[Records from a collection]
______________________________

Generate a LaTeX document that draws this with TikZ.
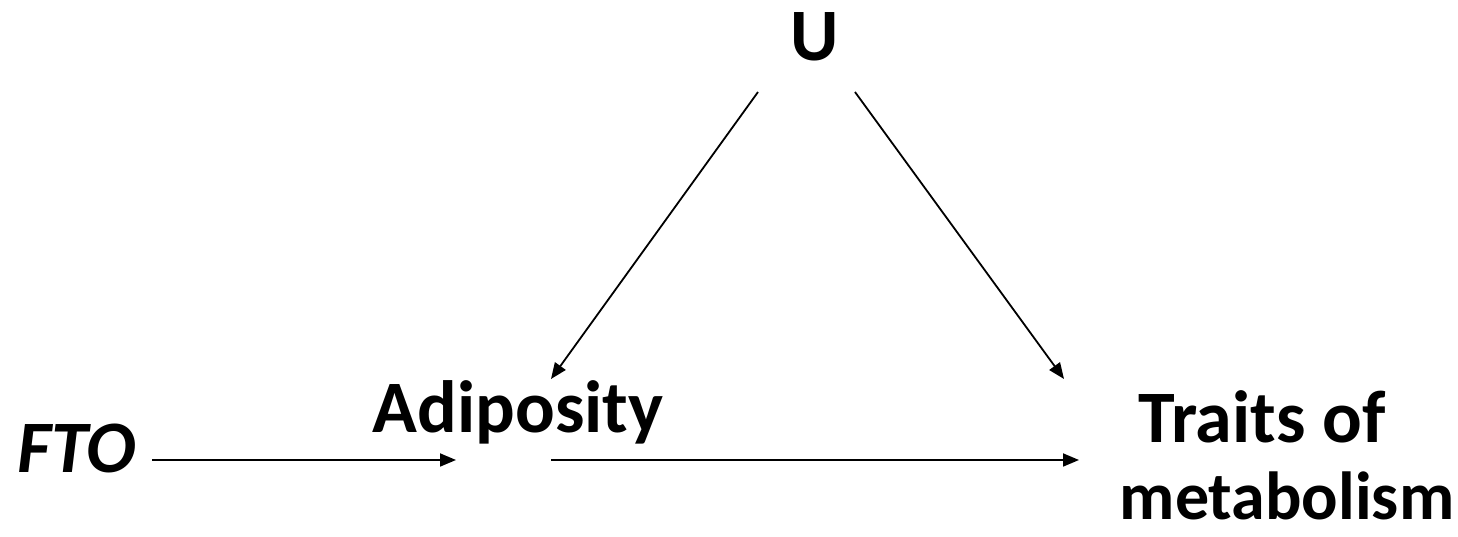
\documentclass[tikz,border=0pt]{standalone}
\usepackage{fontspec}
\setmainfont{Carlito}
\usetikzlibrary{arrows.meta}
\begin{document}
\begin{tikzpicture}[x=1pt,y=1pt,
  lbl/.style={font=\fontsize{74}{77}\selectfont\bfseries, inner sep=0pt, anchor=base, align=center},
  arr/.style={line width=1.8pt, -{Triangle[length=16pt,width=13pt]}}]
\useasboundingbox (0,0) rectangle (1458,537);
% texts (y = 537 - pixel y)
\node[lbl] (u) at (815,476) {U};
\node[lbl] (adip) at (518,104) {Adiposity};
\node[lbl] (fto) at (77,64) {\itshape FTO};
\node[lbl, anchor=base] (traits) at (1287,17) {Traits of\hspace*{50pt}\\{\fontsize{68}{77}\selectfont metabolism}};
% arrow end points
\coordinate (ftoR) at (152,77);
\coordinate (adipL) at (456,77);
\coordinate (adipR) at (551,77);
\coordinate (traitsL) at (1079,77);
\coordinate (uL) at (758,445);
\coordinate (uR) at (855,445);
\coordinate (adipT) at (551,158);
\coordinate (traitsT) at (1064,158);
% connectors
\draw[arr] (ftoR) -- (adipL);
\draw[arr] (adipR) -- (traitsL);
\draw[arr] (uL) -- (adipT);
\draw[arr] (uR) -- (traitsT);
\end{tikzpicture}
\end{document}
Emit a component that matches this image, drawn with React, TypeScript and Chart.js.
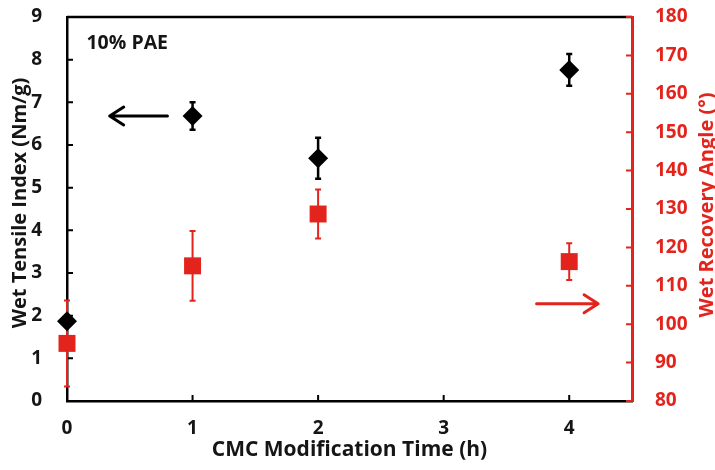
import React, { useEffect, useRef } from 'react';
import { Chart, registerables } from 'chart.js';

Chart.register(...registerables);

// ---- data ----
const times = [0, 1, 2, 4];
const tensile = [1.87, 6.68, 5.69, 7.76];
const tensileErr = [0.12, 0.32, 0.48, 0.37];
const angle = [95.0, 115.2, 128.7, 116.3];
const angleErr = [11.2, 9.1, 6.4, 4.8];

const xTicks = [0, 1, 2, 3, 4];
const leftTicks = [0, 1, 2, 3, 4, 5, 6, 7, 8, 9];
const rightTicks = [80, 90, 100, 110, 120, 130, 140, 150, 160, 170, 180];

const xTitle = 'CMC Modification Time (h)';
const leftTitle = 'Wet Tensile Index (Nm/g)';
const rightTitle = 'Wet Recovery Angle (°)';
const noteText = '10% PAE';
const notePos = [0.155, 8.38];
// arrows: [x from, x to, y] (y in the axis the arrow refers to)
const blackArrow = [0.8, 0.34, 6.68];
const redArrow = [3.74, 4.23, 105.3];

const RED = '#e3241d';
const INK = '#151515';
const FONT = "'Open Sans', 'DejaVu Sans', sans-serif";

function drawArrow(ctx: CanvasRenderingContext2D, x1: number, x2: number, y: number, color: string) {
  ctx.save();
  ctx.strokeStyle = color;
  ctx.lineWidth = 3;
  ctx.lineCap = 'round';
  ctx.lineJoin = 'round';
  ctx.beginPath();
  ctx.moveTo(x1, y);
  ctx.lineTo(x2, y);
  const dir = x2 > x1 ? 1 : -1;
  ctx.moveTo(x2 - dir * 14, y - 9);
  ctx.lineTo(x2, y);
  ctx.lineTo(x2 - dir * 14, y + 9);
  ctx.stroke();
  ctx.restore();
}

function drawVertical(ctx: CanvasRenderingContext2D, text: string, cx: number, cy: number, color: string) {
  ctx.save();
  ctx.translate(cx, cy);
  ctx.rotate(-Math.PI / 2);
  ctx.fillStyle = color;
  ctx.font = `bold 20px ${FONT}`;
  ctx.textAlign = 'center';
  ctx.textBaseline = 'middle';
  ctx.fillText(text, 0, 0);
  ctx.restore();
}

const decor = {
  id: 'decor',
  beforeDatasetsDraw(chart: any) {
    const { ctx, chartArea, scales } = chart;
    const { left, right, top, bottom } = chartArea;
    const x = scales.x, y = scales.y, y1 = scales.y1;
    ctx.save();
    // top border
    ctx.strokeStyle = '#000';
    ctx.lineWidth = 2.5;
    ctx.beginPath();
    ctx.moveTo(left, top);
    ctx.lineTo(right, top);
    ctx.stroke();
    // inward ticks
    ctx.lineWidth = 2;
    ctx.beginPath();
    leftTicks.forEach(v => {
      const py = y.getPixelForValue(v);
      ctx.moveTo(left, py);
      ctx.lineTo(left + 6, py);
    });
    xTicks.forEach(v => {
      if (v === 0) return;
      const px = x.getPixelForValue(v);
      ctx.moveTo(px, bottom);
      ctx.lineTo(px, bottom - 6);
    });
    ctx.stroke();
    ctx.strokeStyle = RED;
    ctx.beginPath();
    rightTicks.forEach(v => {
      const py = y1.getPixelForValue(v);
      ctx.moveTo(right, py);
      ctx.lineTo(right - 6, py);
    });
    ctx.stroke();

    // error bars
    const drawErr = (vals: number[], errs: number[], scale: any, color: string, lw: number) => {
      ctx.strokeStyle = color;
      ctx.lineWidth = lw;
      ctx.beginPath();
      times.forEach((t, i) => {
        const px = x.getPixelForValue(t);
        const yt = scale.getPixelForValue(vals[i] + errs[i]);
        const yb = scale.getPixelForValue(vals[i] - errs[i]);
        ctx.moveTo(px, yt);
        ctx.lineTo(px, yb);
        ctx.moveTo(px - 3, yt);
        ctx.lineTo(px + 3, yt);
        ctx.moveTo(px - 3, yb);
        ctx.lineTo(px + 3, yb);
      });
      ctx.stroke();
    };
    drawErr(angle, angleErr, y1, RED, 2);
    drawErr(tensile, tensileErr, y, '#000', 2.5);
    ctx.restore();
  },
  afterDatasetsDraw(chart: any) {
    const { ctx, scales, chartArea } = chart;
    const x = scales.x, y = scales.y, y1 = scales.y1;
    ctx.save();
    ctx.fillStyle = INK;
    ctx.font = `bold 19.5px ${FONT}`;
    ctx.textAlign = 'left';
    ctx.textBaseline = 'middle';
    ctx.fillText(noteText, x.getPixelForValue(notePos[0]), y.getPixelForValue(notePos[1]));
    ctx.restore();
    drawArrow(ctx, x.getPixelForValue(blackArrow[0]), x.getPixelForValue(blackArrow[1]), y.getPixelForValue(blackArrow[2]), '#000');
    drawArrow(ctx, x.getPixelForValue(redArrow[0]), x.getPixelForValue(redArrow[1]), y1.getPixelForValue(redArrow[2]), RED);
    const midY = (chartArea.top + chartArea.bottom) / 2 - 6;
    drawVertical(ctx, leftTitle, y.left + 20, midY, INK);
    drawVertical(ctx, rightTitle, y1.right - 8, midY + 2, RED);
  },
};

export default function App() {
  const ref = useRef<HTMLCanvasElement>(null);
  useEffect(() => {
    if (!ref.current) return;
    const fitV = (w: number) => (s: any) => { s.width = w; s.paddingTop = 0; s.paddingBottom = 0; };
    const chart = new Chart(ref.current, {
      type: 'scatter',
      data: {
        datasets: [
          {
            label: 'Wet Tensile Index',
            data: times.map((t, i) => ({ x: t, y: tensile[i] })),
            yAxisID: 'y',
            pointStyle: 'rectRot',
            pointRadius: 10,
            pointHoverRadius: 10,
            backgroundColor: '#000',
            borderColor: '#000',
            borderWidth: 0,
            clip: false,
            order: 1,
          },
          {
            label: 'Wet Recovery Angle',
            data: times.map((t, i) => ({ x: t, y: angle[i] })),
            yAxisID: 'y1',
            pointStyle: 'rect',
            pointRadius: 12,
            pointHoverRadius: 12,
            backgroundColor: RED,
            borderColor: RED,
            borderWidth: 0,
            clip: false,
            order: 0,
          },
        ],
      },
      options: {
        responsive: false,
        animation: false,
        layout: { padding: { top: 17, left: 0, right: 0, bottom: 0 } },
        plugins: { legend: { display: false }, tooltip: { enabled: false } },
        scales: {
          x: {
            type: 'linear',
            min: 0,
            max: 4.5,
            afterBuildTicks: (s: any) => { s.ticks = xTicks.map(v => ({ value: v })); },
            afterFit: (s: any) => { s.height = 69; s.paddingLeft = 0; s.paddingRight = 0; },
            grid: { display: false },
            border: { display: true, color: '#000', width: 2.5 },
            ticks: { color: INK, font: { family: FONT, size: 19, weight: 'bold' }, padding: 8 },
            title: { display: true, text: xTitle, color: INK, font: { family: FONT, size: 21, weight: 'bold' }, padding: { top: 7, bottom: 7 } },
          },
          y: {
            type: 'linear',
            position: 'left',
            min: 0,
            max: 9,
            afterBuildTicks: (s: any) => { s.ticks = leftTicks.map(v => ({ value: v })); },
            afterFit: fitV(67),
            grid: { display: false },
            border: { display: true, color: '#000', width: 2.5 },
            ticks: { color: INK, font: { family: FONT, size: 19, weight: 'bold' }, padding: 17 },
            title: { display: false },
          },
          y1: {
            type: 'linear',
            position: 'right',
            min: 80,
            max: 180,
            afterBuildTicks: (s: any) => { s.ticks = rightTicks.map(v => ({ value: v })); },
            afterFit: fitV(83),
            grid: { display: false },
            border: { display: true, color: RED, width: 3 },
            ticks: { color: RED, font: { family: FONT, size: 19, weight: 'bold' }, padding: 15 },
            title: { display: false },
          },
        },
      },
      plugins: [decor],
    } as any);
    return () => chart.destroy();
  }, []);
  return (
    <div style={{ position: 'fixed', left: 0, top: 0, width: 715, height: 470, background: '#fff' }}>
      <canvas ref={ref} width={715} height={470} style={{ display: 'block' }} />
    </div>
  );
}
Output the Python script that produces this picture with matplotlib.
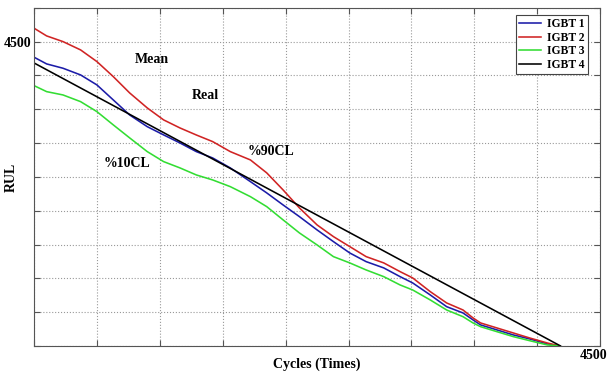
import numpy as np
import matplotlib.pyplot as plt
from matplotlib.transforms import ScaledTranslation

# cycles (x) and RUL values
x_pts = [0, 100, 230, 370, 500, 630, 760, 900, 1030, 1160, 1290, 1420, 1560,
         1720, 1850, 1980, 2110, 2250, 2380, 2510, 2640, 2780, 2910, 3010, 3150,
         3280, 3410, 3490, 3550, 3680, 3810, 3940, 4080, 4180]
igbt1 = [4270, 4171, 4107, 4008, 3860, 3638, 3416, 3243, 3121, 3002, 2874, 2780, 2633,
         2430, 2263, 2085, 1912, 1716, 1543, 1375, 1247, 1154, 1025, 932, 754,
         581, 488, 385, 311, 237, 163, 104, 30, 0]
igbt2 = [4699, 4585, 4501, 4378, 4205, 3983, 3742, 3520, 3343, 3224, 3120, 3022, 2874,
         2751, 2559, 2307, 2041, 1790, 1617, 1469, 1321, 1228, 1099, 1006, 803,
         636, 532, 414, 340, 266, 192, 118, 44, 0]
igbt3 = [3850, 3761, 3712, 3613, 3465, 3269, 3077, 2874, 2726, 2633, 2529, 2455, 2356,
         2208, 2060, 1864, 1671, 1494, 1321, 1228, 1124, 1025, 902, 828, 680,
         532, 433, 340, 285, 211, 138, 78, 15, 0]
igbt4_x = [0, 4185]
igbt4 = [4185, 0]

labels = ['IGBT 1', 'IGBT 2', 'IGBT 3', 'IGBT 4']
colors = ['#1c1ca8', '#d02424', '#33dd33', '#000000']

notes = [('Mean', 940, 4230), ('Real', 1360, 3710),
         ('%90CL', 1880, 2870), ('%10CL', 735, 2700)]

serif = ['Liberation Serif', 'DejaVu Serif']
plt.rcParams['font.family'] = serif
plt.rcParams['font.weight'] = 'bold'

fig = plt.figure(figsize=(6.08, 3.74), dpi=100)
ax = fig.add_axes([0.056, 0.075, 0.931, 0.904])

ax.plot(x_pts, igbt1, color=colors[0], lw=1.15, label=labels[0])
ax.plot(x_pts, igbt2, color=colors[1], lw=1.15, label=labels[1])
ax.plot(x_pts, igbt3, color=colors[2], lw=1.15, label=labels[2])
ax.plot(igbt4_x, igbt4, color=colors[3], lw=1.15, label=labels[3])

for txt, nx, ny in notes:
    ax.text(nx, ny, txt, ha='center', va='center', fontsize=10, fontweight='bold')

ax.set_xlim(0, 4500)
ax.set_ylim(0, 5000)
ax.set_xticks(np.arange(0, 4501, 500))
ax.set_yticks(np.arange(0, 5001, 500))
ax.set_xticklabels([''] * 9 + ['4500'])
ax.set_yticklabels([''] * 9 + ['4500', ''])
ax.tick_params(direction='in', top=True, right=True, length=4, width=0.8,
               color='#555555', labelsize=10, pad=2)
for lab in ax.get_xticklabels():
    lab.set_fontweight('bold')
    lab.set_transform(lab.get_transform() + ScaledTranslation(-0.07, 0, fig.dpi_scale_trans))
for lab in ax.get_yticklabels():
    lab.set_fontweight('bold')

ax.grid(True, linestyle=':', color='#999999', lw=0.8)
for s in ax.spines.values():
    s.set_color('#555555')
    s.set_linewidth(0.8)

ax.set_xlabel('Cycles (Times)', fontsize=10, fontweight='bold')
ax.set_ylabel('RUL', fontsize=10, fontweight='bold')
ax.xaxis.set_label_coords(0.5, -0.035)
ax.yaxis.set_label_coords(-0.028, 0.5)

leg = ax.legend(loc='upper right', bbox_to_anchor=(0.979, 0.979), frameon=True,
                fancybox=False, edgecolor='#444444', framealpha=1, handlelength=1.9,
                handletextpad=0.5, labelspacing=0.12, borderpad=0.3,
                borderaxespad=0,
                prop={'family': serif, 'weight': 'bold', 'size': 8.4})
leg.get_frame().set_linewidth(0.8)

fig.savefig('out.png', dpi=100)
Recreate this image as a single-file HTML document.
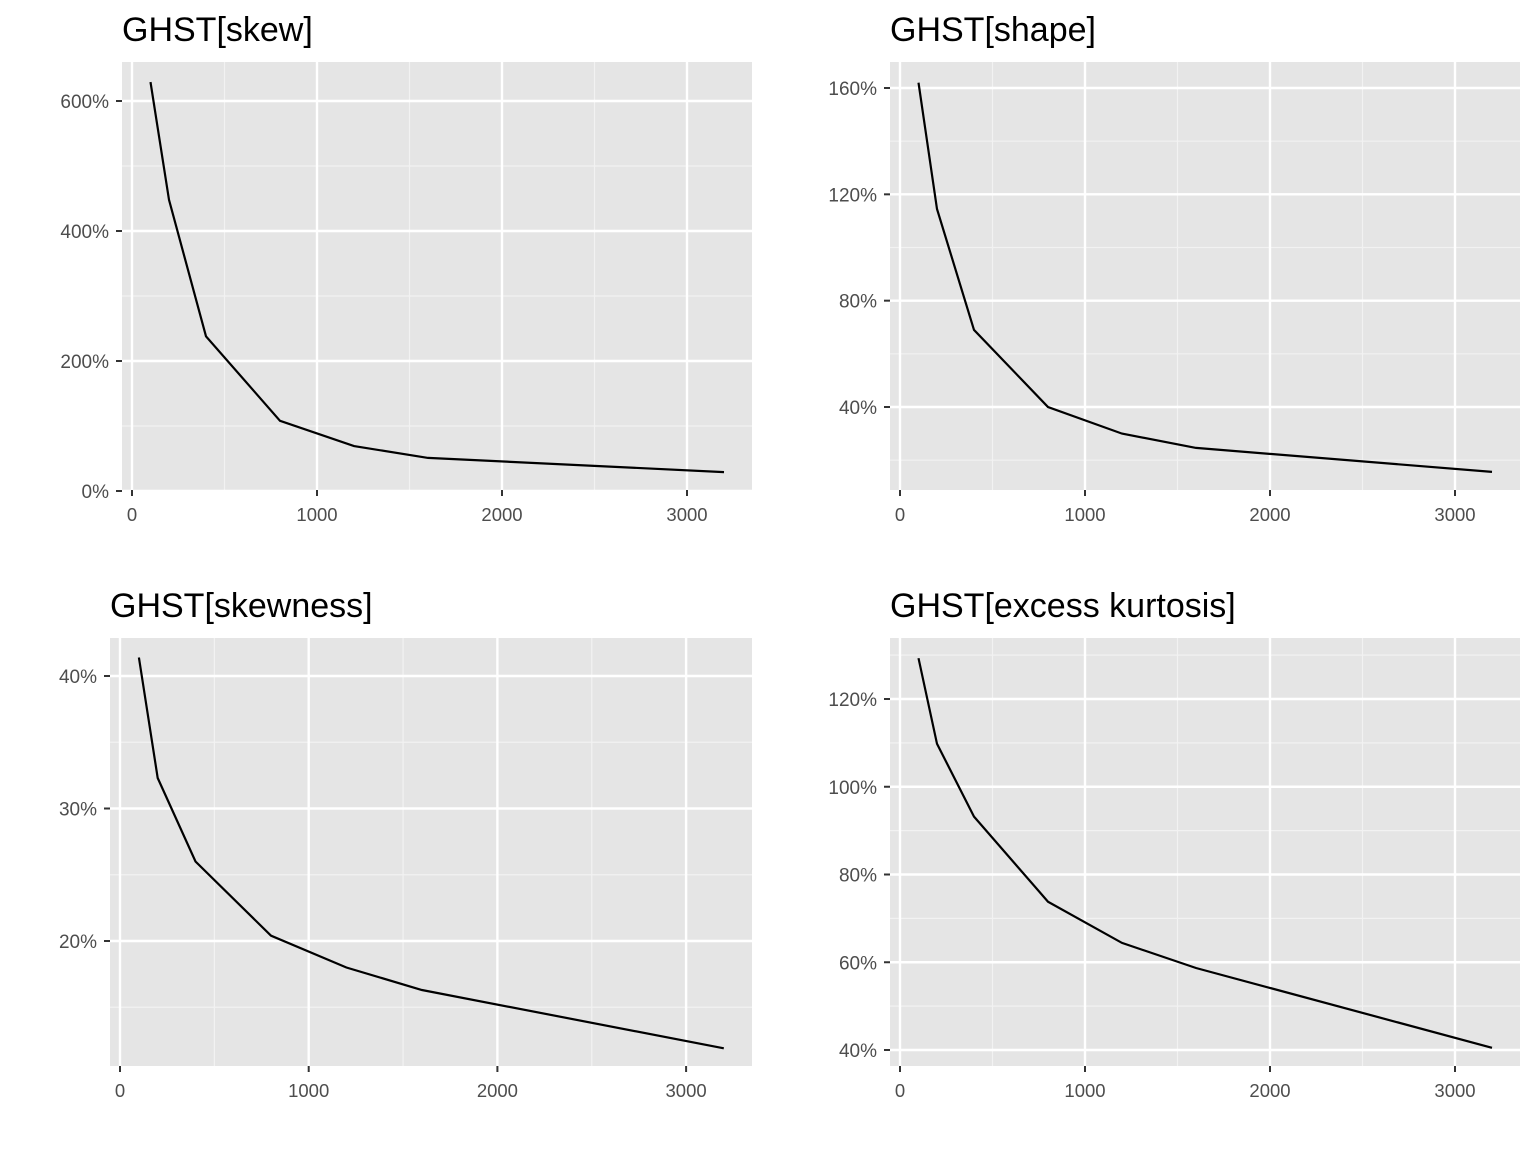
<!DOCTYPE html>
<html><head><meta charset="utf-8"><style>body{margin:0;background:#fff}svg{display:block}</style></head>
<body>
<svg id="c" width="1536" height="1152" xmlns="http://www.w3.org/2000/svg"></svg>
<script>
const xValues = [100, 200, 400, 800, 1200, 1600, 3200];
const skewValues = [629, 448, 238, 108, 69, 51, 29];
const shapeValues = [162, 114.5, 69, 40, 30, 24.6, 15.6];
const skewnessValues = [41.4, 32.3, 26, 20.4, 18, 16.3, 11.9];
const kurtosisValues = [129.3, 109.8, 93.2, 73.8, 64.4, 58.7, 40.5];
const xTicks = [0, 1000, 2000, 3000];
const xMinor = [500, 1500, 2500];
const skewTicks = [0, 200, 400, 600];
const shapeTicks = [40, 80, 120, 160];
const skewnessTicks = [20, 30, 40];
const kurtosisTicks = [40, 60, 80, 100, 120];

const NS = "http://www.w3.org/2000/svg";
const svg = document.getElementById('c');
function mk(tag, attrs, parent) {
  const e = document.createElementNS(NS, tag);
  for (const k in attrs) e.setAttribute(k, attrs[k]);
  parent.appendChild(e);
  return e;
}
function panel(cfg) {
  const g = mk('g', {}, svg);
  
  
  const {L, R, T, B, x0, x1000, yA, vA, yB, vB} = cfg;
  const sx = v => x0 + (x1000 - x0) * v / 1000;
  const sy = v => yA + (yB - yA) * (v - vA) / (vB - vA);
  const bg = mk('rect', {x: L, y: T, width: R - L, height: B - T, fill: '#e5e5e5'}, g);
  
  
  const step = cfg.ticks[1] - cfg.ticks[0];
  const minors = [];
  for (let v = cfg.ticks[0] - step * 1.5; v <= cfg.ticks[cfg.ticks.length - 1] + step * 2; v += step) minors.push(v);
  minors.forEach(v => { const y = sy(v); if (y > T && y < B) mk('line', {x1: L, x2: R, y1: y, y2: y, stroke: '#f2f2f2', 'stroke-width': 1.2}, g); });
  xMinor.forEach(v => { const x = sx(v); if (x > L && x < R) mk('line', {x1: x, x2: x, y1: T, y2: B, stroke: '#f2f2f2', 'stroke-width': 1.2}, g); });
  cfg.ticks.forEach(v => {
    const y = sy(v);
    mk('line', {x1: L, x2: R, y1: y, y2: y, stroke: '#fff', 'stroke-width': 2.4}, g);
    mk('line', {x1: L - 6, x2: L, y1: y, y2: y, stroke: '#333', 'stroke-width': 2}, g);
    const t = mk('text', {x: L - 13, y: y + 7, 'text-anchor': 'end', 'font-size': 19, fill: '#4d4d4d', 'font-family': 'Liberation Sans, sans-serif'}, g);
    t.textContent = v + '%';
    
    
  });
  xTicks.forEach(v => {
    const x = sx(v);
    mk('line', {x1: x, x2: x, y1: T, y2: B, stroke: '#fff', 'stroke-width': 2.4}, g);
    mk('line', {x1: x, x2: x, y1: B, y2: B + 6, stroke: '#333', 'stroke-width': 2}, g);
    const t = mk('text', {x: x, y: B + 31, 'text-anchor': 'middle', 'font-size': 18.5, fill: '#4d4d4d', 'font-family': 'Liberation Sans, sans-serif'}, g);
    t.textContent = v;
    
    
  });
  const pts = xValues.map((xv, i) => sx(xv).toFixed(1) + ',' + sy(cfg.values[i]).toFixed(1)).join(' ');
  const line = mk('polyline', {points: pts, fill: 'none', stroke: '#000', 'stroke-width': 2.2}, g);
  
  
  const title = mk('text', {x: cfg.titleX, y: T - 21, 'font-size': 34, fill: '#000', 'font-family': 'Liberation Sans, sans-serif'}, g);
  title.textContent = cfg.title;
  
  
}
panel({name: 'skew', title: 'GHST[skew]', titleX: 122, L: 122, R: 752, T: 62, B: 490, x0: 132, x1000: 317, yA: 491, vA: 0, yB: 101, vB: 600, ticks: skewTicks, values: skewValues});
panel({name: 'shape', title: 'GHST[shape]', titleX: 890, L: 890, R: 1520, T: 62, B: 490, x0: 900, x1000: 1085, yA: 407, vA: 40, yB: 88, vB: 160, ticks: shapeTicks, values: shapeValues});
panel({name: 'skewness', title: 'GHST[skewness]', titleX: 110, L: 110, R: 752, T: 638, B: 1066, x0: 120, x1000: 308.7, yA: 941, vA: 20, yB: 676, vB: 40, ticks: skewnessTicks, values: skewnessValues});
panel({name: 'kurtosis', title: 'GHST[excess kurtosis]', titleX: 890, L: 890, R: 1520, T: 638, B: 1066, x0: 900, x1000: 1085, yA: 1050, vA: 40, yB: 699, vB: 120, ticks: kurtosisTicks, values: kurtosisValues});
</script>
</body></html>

______________________________

> _Description of the task_
Using the records above, pull out each line where the word "that" occurs.

> _Exercise answer_
Generate a LaTeX document that draws this with TikZ.
Emit a component that matches this image, drawn with React, TypeScript and Chart.js.
Output the Python script that produces this picture with matplotlib.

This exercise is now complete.